→ **TASK DIRECTIONS**
In the data below, find every line that has the string "chart", and copy it.

→ **DATASET EXCERPTS**
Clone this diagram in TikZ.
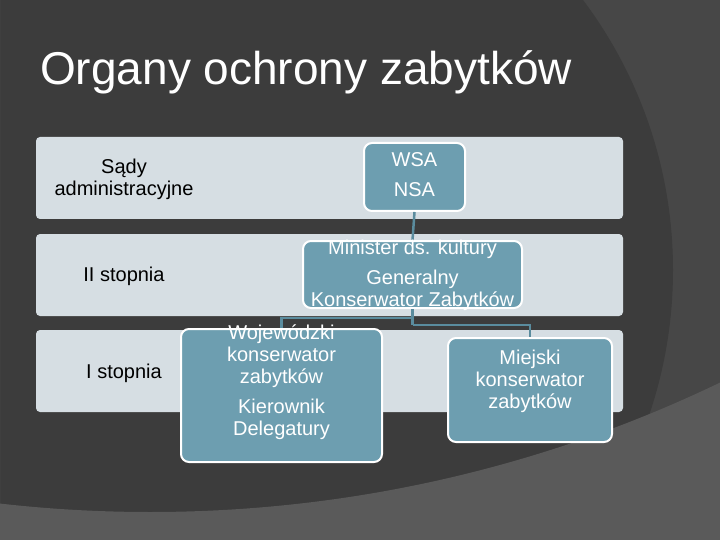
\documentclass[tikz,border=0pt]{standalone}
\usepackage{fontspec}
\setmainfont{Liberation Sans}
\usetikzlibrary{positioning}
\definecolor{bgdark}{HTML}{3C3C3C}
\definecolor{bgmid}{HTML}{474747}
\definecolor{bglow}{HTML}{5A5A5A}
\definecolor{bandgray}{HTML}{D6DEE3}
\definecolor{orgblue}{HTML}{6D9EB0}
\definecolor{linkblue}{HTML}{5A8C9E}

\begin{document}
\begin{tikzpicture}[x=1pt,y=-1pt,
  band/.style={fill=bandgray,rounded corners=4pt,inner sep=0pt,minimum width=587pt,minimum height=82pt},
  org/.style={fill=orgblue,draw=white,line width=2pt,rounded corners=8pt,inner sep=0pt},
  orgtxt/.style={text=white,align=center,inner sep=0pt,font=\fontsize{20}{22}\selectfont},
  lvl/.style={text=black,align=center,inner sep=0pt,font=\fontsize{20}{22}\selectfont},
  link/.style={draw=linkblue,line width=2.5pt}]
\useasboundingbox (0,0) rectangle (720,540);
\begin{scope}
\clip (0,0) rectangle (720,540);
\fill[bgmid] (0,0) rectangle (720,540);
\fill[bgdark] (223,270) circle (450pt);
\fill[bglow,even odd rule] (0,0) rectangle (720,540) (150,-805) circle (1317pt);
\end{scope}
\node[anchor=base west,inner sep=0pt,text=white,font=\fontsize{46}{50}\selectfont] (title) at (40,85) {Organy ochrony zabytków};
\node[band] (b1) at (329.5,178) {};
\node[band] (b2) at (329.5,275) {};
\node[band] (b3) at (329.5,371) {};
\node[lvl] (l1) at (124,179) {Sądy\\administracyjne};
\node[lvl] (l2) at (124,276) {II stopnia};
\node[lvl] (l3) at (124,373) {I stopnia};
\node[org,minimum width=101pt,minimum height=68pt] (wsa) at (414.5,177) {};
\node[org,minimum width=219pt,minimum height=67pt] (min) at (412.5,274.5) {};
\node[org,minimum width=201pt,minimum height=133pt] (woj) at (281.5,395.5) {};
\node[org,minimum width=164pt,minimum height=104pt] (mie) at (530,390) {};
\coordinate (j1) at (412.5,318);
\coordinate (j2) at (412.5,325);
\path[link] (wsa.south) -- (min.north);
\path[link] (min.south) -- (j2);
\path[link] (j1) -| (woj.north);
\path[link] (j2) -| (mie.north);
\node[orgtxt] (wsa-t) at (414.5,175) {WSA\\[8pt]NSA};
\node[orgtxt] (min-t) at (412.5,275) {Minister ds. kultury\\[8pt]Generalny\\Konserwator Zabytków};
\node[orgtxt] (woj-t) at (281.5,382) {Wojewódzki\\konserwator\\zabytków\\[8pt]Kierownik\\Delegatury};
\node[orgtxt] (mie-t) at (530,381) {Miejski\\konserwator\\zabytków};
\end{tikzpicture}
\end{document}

==

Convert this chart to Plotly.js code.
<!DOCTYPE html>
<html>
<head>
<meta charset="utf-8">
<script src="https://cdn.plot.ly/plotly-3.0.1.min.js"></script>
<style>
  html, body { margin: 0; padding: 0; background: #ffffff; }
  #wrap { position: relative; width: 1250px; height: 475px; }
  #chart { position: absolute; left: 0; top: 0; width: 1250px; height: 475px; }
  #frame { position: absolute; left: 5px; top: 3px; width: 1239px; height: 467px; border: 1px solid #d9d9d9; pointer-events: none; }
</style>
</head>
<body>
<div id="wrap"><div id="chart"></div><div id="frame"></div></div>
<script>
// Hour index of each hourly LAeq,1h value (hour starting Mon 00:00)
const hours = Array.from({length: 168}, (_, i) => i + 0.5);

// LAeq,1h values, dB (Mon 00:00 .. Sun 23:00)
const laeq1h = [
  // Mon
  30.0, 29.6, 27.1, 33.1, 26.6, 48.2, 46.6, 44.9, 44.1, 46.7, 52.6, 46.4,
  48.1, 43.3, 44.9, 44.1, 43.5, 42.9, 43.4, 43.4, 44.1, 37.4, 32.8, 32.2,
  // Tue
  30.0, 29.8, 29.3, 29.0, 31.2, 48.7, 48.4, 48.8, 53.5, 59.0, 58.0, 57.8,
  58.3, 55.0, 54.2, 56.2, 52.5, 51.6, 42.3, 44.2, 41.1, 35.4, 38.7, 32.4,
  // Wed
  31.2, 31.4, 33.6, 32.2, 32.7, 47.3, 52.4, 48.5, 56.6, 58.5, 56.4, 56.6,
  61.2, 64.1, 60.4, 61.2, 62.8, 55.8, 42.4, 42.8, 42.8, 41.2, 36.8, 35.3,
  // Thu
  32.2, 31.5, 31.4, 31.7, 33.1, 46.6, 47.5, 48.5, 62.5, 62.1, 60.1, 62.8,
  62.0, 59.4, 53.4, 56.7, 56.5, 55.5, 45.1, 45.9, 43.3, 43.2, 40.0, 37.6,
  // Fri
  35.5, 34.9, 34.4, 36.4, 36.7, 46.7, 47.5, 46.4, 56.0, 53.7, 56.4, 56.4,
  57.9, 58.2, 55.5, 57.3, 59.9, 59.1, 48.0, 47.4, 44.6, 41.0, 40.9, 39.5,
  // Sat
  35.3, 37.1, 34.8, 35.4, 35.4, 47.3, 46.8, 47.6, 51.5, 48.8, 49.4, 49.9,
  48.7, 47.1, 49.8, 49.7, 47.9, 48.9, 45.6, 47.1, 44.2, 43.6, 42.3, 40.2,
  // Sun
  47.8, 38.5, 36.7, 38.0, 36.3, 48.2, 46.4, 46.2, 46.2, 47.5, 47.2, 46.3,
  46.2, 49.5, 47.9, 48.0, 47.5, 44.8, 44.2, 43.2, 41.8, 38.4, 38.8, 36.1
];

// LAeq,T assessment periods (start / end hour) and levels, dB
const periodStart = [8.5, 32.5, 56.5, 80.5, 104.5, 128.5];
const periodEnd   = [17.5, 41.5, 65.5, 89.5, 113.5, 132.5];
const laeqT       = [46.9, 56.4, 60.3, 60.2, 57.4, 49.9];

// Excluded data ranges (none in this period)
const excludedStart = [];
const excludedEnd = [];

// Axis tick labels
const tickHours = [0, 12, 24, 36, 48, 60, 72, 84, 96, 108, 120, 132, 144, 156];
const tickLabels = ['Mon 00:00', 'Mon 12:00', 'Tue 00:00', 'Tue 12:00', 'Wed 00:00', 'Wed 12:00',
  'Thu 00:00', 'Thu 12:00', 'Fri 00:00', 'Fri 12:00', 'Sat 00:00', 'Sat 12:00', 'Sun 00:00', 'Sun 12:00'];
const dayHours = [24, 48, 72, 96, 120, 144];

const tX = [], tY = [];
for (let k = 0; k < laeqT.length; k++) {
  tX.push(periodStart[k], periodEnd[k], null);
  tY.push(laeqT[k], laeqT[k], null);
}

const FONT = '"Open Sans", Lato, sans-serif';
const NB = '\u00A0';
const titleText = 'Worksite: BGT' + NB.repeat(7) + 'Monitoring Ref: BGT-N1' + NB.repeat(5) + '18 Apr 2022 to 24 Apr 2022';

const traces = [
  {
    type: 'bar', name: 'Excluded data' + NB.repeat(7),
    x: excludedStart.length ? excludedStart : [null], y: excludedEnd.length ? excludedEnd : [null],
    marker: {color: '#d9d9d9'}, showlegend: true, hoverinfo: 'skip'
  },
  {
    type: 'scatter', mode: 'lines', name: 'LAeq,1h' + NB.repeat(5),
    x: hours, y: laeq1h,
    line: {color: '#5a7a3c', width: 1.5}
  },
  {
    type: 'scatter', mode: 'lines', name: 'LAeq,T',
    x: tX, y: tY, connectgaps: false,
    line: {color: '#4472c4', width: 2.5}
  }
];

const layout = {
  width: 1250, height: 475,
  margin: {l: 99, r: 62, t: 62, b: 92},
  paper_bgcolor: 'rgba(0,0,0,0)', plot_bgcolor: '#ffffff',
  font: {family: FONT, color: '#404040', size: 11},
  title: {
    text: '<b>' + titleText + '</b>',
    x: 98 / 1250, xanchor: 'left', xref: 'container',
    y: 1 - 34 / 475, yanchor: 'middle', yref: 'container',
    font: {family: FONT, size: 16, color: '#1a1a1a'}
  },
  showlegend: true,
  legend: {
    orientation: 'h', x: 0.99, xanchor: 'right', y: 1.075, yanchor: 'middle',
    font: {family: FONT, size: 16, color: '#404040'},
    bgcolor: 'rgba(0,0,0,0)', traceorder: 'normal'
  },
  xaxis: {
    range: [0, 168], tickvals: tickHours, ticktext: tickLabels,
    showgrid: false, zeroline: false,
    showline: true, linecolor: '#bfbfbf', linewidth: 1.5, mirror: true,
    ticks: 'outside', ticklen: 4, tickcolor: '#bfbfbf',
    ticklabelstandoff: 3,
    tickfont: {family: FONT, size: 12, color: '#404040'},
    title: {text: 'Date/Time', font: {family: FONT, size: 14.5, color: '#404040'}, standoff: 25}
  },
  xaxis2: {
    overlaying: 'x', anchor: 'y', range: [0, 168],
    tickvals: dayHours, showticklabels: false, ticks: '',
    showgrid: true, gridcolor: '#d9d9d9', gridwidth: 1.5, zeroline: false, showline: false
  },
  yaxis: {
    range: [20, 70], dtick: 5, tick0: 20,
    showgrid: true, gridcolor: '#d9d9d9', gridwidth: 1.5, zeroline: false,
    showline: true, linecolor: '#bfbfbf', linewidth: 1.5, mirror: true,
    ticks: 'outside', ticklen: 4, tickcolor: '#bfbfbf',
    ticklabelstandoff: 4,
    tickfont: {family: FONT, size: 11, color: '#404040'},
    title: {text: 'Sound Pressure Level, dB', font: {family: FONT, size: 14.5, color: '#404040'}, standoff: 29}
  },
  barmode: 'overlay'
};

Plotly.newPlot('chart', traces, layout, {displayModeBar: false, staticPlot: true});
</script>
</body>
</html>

→ **WRITTEN ANSWER**
Convert this chart to Plotly.js code.
  #chart { position: absolute; left: 0; top: 0; width: 1250px; height: 475px; }
<div id="wrap"><div id="chart"></div><div id="frame"></div></div>
Plotly.newPlot('chart', traces, layout, {displayModeBar: false, staticPlot: true});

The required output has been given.